St. Petersburg : Zenit St. Petersburg's top fan club has published a controversial manifesto that attempts to justify a policy against signing black or gay players. The football team has distanced itself from the xenophobic comments.
The team has long attracted criticism as the only top Russian side never to have fielded a black player, though rejects allegations that it is policy.
Now Zenit's fan club has tried to explain why no black or gay players should ever turn out for the side in a document named "Selection 12".
"We are not racists, but the absence of black players in the Zenit line-up is an important tradition that underlines the identity of the club, and nothing more," said the document, published on the Landscrona website, which unites the fan club's various affiliates.
The fan club claims this policy allows Zenit to "possess its own face alongside the few football clubs to retain their identity".
"We, as the most northern club of the big European cities, have never shared the mentality of Africa, or South America or Australia and Oceania."
The manifesto then suggests that African players have trouble adapting to Russia's harsh climate.
"A big part of the championship is played in pretty tough weather. In these conditions it is sometimes difficult for the technical players from warm countries to display their footballing talents to the full degree. We want players close (to us) in spirit and mentality to play for Zenit."
French international Yann M'Vila, whose father hails from Africa, reportedly turned down a summer move from Rennes after receiving death threats from Zenit fans. And ex-CSKA Moscow forward Vagner Love called Zenit "the most racist team in Russia" after he moved to Rio de Janeiro side Flamengo a year ago.
The document - which seems to have appeared sometime within in the past week - also lists "human qualities" the fans want to see in players.

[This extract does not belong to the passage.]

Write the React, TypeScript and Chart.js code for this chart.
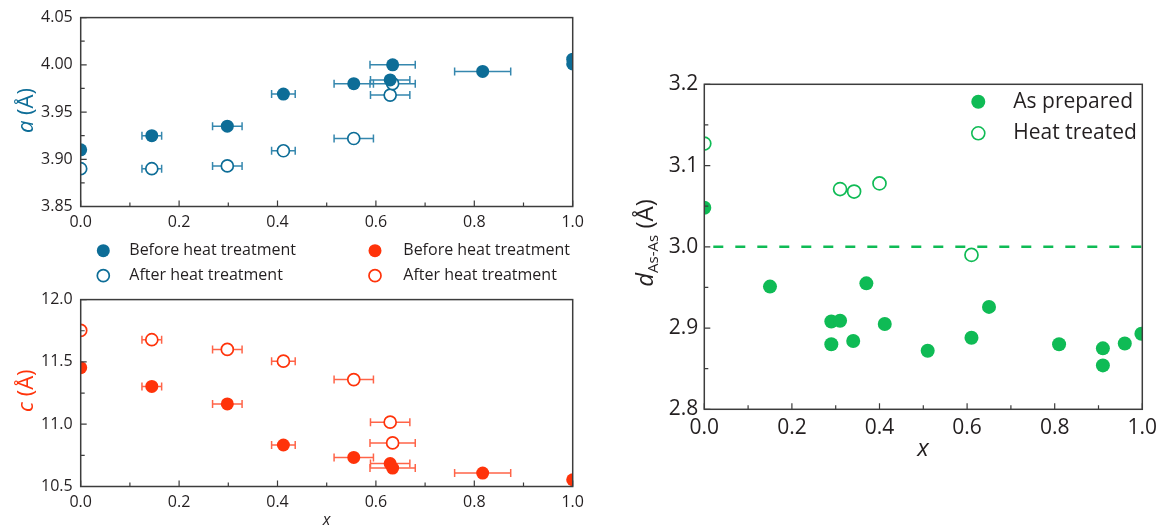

"We are against the inclusion of representatives of sexual minorities in the Zenit team."
St. Petersburg is the centre, both, of a large gay community and a powerful homophobic movement. The city recently passed legislation banning the promotion of homosexuality.

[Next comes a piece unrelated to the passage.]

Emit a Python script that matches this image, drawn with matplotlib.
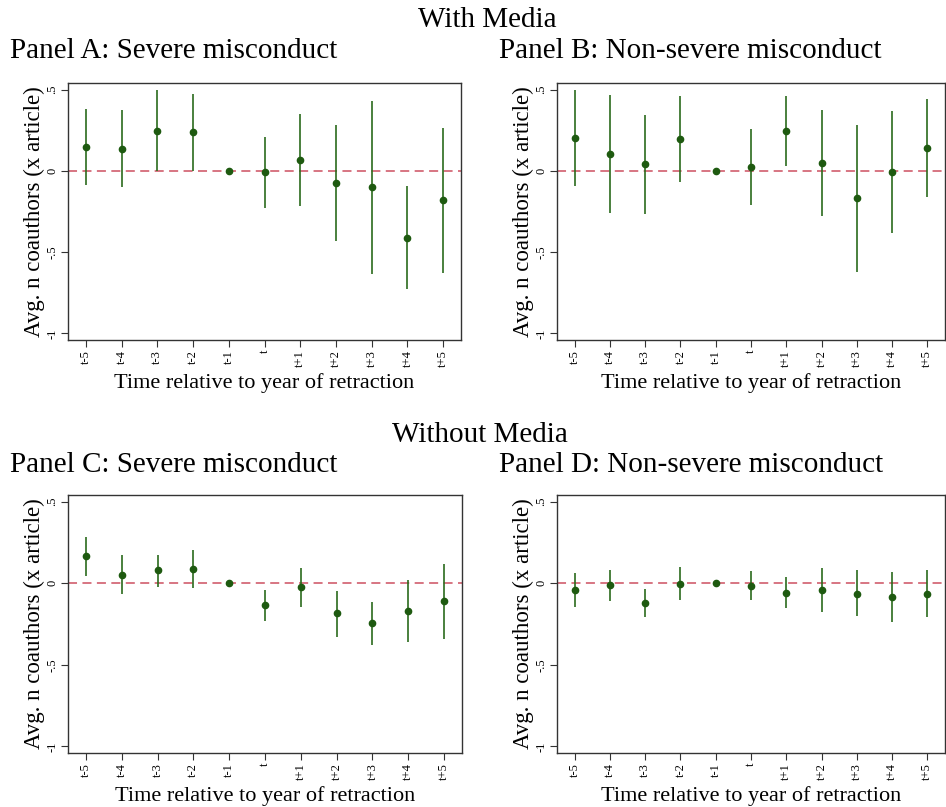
import matplotlib
matplotlib.use("Agg")
import matplotlib.pyplot as plt
import numpy as np

plt.rcParams['font.family'] = ['Liberation Serif', 'DejaVu Serif']

periods = ["t-5", "t-4", "t-3", "t-2", "t-1", "t", "t+1", "t+2", "t+3", "t+4", "t+5"]

# Panel A: with media, severe misconduct
a_coef = [0.147, 0.137, 0.245, 0.239, 0.0, -0.010, 0.065, -0.072, -0.102, -0.411, -0.180]
a_hi = [0.378, 0.376, 0.494, 0.470, 0.0, 0.210, 0.347, 0.284, 0.427, -0.096, 0.266]
a_lo = [-0.086, -0.100, 0.0, 0.0, 0.0, -0.231, -0.215, -0.429, -0.633, -0.727, -0.627]

# Panel B: with media, non-severe misconduct
b_coef = [0.204, 0.104, 0.041, 0.194, 0.0, 0.025, 0.245, 0.047, -0.170, -0.008, 0.143]
b_hi = [0.499, 0.466, 0.345, 0.458, 0.0, 0.260, 0.460, 0.372, 0.280, 0.366, 0.443]
b_lo = [-0.092, -0.257, -0.266, -0.067, 0.0, -0.208, 0.031, -0.280, -0.623, -0.384, -0.159]

# Panel C: without media, severe misconduct
c_coef = [0.164, 0.053, 0.078, 0.088, 0.0, -0.136, -0.025, -0.183, -0.245, -0.168, -0.111]
c_hi = [0.281, 0.171, 0.173, 0.203, 0.0, -0.039, 0.095, -0.045, -0.113, 0.018, 0.115]
c_lo = [0.043, -0.068, -0.021, -0.031, 0.0, -0.230, -0.146, -0.327, -0.376, -0.358, -0.339]

# Panel D: without media, non-severe misconduct
d_coef = [-0.043, -0.014, -0.121, -0.004, 0.0, -0.016, -0.060, -0.043, -0.064, -0.084, -0.066]
d_hi = [0.064, 0.082, -0.033, 0.099, 0.0, 0.074, 0.035, 0.092, 0.078, 0.066, 0.082]
d_lo = [-0.148, -0.111, -0.210, -0.105, 0.0, -0.105, -0.154, -0.177, -0.203, -0.238, -0.210]

yticks = [-1, -0.5, 0, 0.5]
ytick_labels = ["-1", "-.5", "0", ".5"]

W, H = 946, 807
fig = plt.figure(figsize=(W / 100, H / 100), dpi=100)


def px_axes(left, top, right, bottom):
    return fig.add_axes([left / W, 1 - bottom / H, (right - left) / W, (bottom - top) / H])


def panel(ax, coef, lo, hi):
    x = np.arange(1, len(periods) + 1)
    ax.axhline(0, color='#d46a78', lw=1.3, ls=(0, (5, 3)), zorder=1)
    ax.vlines(x, lo, hi, color='#2b6b1c', lw=1.2, zorder=2)
    ax.plot(x, coef, 'o', color='#1e5a10', ms=4.5, zorder=3)
    ax.set_xlim(0.5, 11.5)
    ax.set_ylim(-1.04, 0.54)
    ax.set_xticks(x)
    ax.set_xticklabels(periods, rotation=90, fontsize=9)
    ax.set_yticks(yticks)
    ax.set_yticklabels(ytick_labels, rotation=90, fontsize=9, va='center')
    ax.tick_params(direction='out', length=5, width=0.8, color='#333333', pad=2)
    for s in ax.spines.values():
        s.set_color('#333333')
        s.set_linewidth(1.0)
    ax.set_xlabel("Time relative to year of retraction", fontsize=16, labelpad=5)
    ax.set_ylabel("Avg. n coauthors (x article)", fontsize=16.5, labelpad=1)


axA = px_axes(68, 83, 461, 340)
axB = px_axes(557, 83, 945, 340)
axC = px_axes(68, 495, 462, 753)
axD = px_axes(557, 495, 945, 753)

panel(axA, a_coef, a_lo, a_hi)
panel(axB, b_coef, b_lo, b_hi)
panel(axC, c_coef, c_lo, c_hi)
panel(axD, d_coef, d_lo, d_hi)

fs = 21
fig.text(487 / W, 1 - 20 / H, "With Media", fontsize=fs, ha='center', va='center')
fig.text(480 / W, 1 - 435 / H, "Without Media", fontsize=fs, ha='center', va='center')
fig.text(10 / W, 1 - 51 / H, "Panel A: Severe misconduct", fontsize=fs, ha='left', va='center')
fig.text(499 / W, 1 - 51 / H, "Panel B: Non-severe misconduct", fontsize=fs, ha='left', va='center')
fig.text(10 / W, 1 - 465 / H, "Panel C: Severe misconduct", fontsize=fs, ha='left', va='center')
fig.text(499 / W, 1 - 465 / H, "Panel D: Non-severe misconduct", fontsize=fs, ha='left', va='center')

fig.savefig("out.png", dpi=100, facecolor='white')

Some of the other "human qualities" the fans promote is interest in the city's culture and a rejection of smoking and alcohol.
Meanwhile, the club has sought to distance itself from "Selection 12".

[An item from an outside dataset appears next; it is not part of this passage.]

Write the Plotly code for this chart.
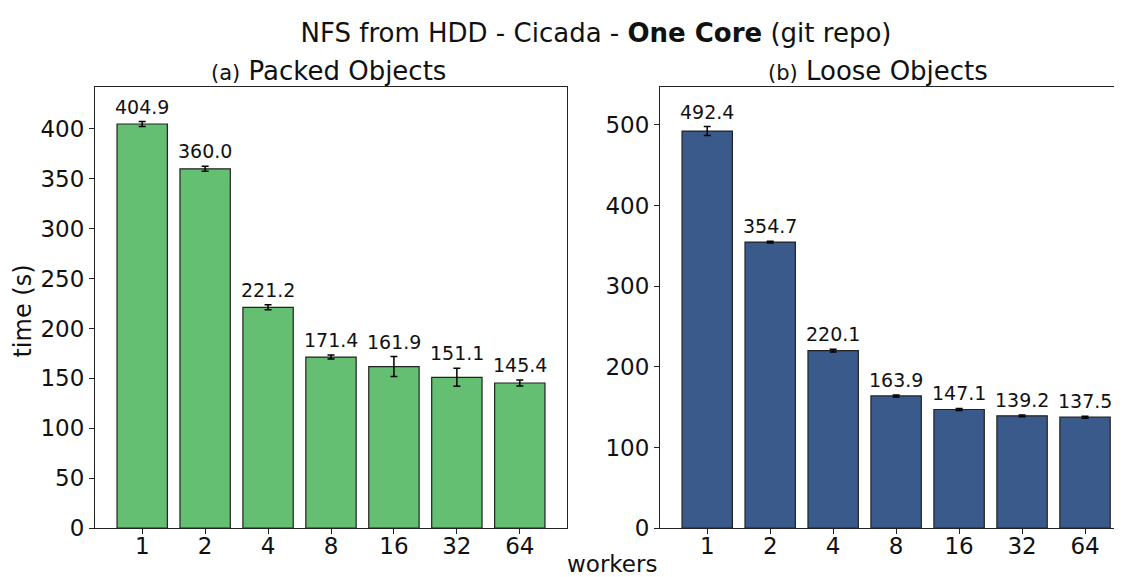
"""NFS from HDD - Cicada - one core, packed vs loose objects."""
import plotly.graph_objects as go

workers = ['1', '2', '4', '8', '16', '32', '64']

packed_time = [404.9, 360.0, 221.2, 171.4, 161.9, 151.1, 145.4]
packed_err = [2.5, 2.5, 2.5, 2.0, 10.0, 9.0, 3.0]

loose_time = [492.4, 354.7, 220.1, 163.9, 147.1, 139.2, 137.5]
loose_err = [5.5, 1.0, 1.8, 1.3, 1.3, 1.0, 1.3]

GREEN = '#64bf73'
BLUE = '#3a5a8c'
FONT = 'DejaVu Sans'
OFF = 8          # page body margin
SY = 589 / 577   # screenshot squeezes the page a little vertically
W, H = 1122 - 2 * OFF, 581


def px_x(p):
    return (p - OFF) / W


def px_y(p):
    return 1 - (p * SY - OFF) / H


fig = go.Figure()

fig.add_trace(go.Bar(
    x=workers, y=packed_time, width=0.8,
    marker=dict(color=GREEN, line=dict(color='#222222', width=1.2)),
    error_y=dict(type='data', array=packed_err, color='black', thickness=1.5, width=3.5),
    xaxis='x', yaxis='y', showlegend=False,
))
fig.add_trace(go.Bar(
    x=workers, y=loose_time, width=0.8,
    marker=dict(color=BLUE, line=dict(color='#222222', width=1.2)),
    error_y=dict(type='data', array=loose_err, color='black', thickness=1.5, width=3.5),
    xaxis='x2', yaxis='y2', showlegend=False,
))

annotations = []
for i, (v, e) in enumerate(zip(packed_time, packed_err)):
    annotations.append(dict(x=i, y=v + e, xref='x', yref='y', text=f'{v:.1f}',
                            showarrow=False, xanchor='center', yanchor='bottom', yshift=2,
                            font=dict(size=19, color='#111')))
for i, (v, e) in enumerate(zip(loose_time, loose_err)):
    annotations.append(dict(x=i, y=v + e, xref='x2', yref='y2', text=f'{v:.1f}',
                            showarrow=False, xanchor='center', yanchor='bottom', yshift=2,
                            font=dict(size=19, color='#111')))


def label(text, x, y, size, angle=0):
    return dict(x=px_x(x), y=px_y(y), xref='paper', yref='paper', text=text,
                showarrow=False, xanchor='center', yanchor='middle', textangle=angle,
                font=dict(size=size, color='#111'))


annotations += [
    label('<span style="font-size:21px">(a)</span> Packed Objects', 328, 71, 26),
    label('<span style="font-size:21px">(b)</span> Loose Objects', 878, 71, 26),
    label('workers', 612, 565, 23),
    label('time (s)', 23, 312, 24, angle=-90),
]

axis_common = dict(showgrid=False, zeroline=False, showline=True, linecolor='#222',
                   linewidth=1, ticks='outside', ticklen=5, tickwidth=1, tickcolor='#222',
                   tickfont=dict(size=23, color='#111'))

fig.update_layout(
    width=W, height=H,
    margin=dict(l=0, r=0, t=0, b=0),
    plot_bgcolor='white', paper_bgcolor='white',
    font=dict(family=FONT, color='#111'),
    title=dict(text='NFS from HDD - Cicada - <b>One Core</b> (git repo)',
               x=px_x(596), y=px_y(32), xanchor='center', yanchor='middle',
               font=dict(size=26, color='#111')),
    xaxis=dict(domain=[px_x(95), px_x(567)], range=[-0.75, 6.75], mirror=True,
               anchor='y', ticklabelstandoff=-8, **axis_common),
    yaxis=dict(domain=[px_y(529), px_y(87)], range=[0, 442], dtick=50, mirror=True,
               anchor='x', **axis_common),
    xaxis2=dict(domain=[px_x(660), 1.0], range=[-0.75, 6.46], mirror=True,
                anchor='y2', ticklabelstandoff=-8, **axis_common),
    yaxis2=dict(domain=[px_y(529), px_y(87)], range=[0, 547], dtick=100,
                anchor='x2', **axis_common),
    annotations=annotations,
)

fig.write_html('out.html')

"Players get onto our team not by nationalities and skin colour but sporting qualities and achievements," the club said.
"Club policy is aimed at development and integration into the society of world football and does not uphold archaic views."
Coach Luciano Spalletti earlier insisted Zenit is an open and tolerant club.
"I think that Zenit prove in their work that the club understands what tolerance is," Spalletti said in an interview posted on the club's website.